Critical minerals, finance, technology and trade depend on the legal system for their power as economic weapons. Geography is a chokepoint that relies on military force for empowerment, as shown by how Iranian threats of drones, mines, missiles and armed speedboats have turned a global lifeline, the Strait of Hormuz, into a chokepoint.
The world hosts many other potential marine chokepoints, natural and man-made. But shipping has alternative routes to most. In time, even reliance on the Strait of Hormuz, which has no alternative sea route, can be reduced. Pipelines can be built to transport oil and gas. Rail and trucking options exist. Production of blocked non-energy essentials can shift elsewhere.
But the immediate economic cost of chokepoints is prompting countries to protect against such shocks. US foes are already defusing Washington’s weaponisation of the greenback, Wall Street and Silicon Valley.

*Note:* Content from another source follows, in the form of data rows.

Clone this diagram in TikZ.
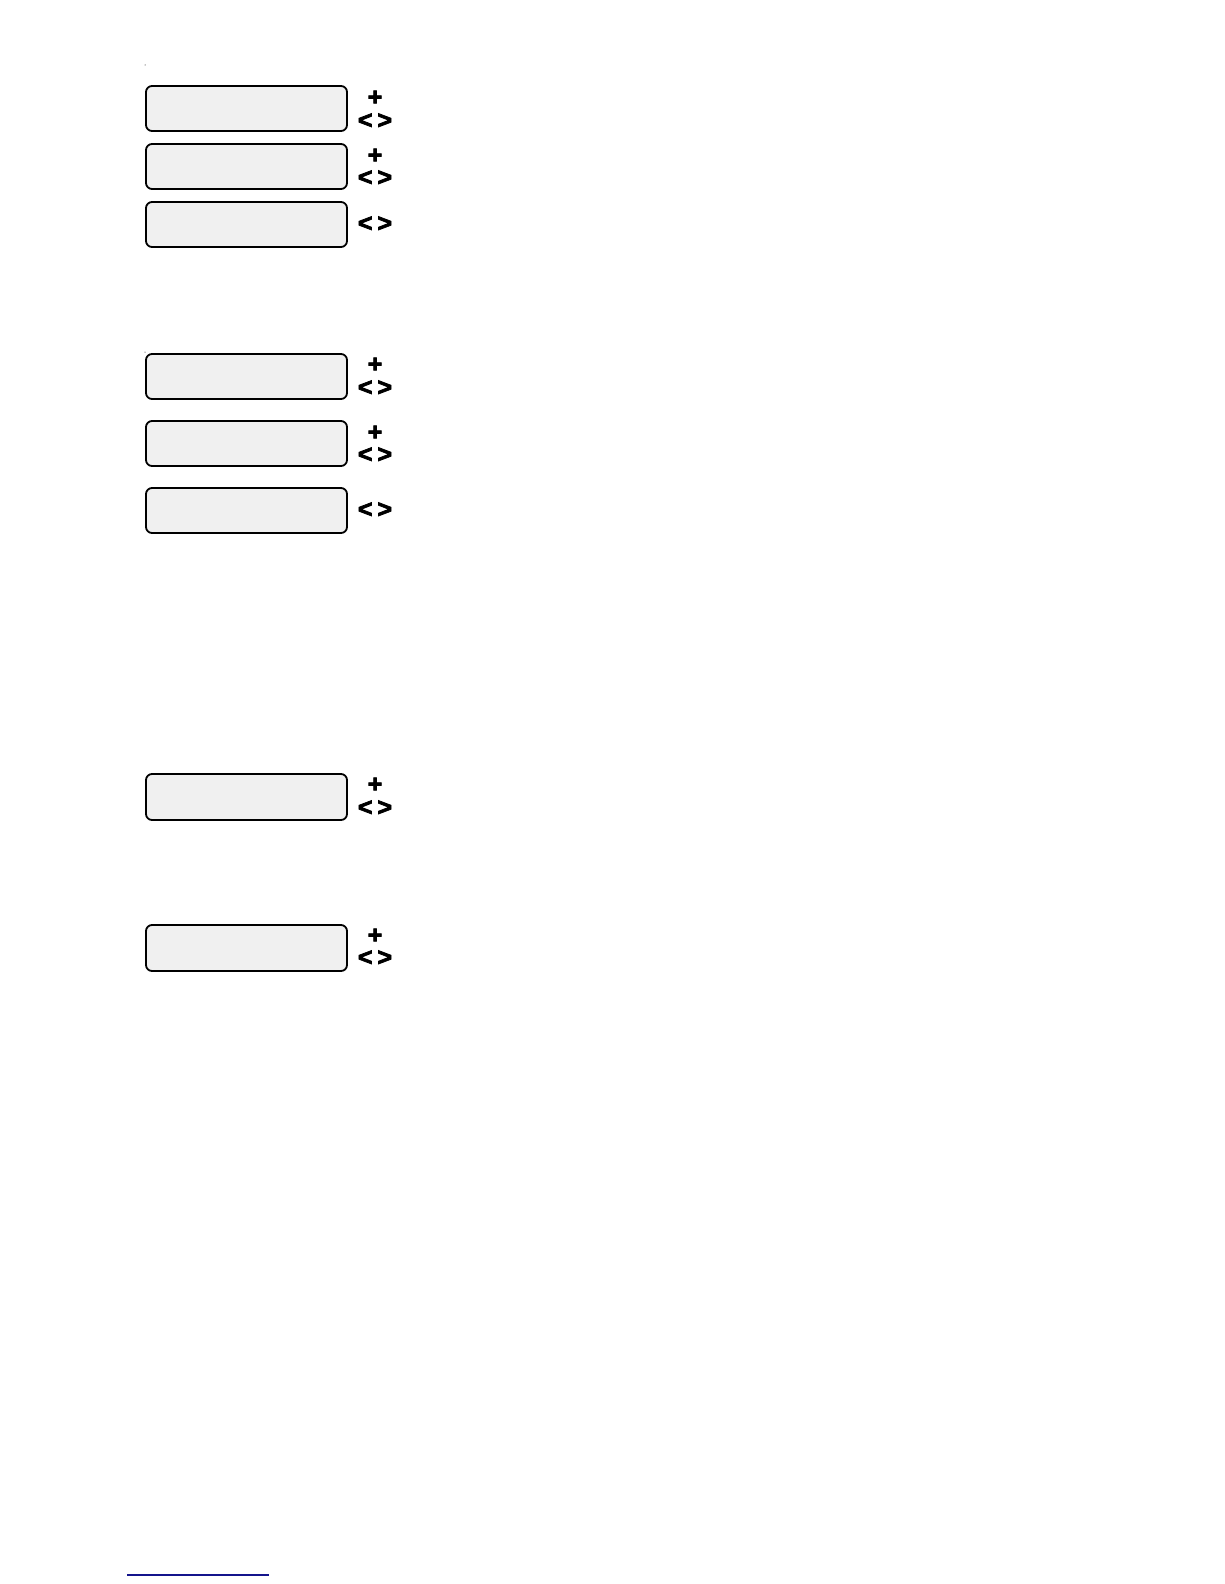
\documentclass[tikz,border=0pt]{standalone}
\usepackage{fontspec}
\setmainfont{Liberation Sans}
\newfontfamily\heavy[BoldFeatures={FakeBold=3}]{Liberation Sans}
\begin{document}
\begin{tikzpicture}[x=1pt,y=-1pt,
  lcd/.style={draw=black,line width=1.8pt,fill=gray!12,rounded corners=6pt},
  sym/.style={font=\heavy\bfseries\fontsize{25}{25}\selectfont,inner sep=0pt,text=black}]
\useasboundingbox[fill=white] (0,0) rectangle (1224,1584);
% tiny dots
\fill[black] (145,65) circle (0.5);
\fill[black] (145,352) circle (0.5);
% boxes
\draw[lcd] (146,86) rectangle (347,131);
\draw[lcd] (146,144) rectangle (347,189);
\draw[lcd] (146,202) rectangle (347,247);
\draw[lcd] (146,354) rectangle (347,399);
\draw[lcd] (146,421) rectangle (347,466);
\draw[lcd] (146,488) rectangle (347,533);
\draw[lcd] (146,774) rectangle (347,820);
\draw[lcd] (146,925) rectangle (347,971);
% symbols
\node[sym] (p1) at (375,98) {+};
\node[sym] (a1) at (375,121) {<\kern5pt>};
\node[sym] (p2) at (375,156) {+};
\node[sym] (a2) at (375,178) {<\kern5pt>};
\node[sym] (a3) at (375,224) {<\kern5pt>};
\node[sym] (p4) at (375,365) {+};
\node[sym] (a4) at (375,388) {<\kern5pt>};
\node[sym] (p5) at (375,433) {+};
\node[sym] (a5) at (375,455) {<\kern5pt>};
\node[sym] (a6) at (375,510) {<\kern5pt>};
\node[sym] (p7) at (375,785) {+};
\node[sym] (a7) at (375,808) {<\kern5pt>};
\node[sym] (p8) at (375,936) {+};
\node[sym] (a8) at (375,958) {<\kern5pt>};
% bottom line
\draw[color={rgb,255:red,20;green,20;blue,140},line width=1.3pt] (127,1575) -- (269,1575);
\end{tikzpicture}
\end{document}
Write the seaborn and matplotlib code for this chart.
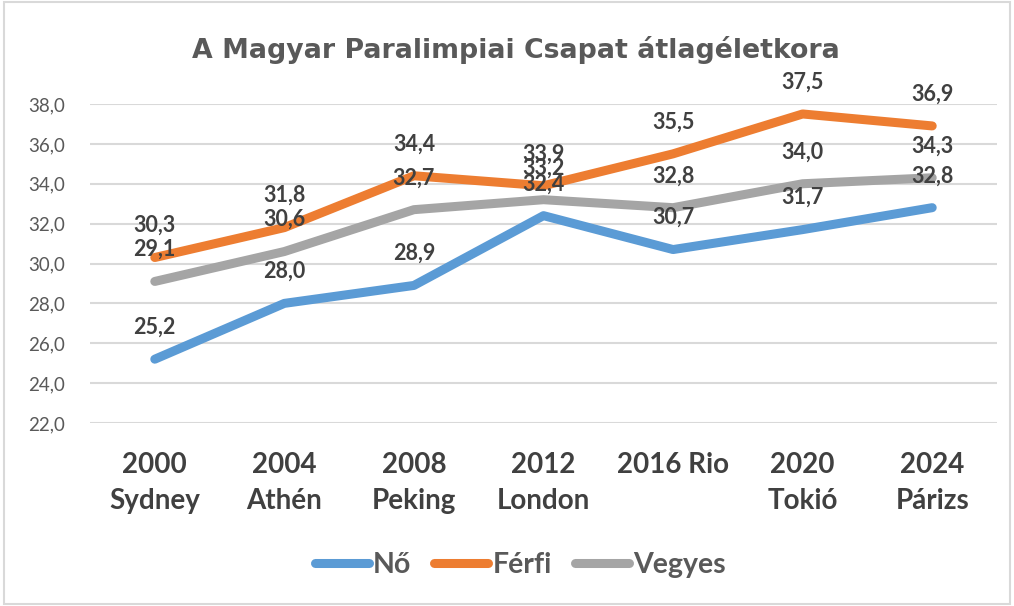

As Washington recognises its fading leverage, the US and allies will prioritise their economic security. The vicious cycle will hark to the warning from Eswar Prasad, the author of Doom Loop, that the world is embarking on the era ‘in which economic, political, and geopolitical forces bring out the worst in one another’.
As defensive measures against chokepoints fragment globalisation, chokepoints will become even less able to achieve political goals. But expect more of them as inflicting chokeholds makes politicians look responsive.
Sanctions, to be sure, are preferable to warfare. But their political failures often make them a prelude to combat. For all the rising profile of chokepoints, in geoeconomics they are subservient to industry policy, especially China’s. The US oil blockade of Cuba could prove politically effective. But that’s an act of war.
Leaders need to recognise the political futility of chokepoints. The reason the 1973 oil price shock was politically effective was that revenge is a modest goal.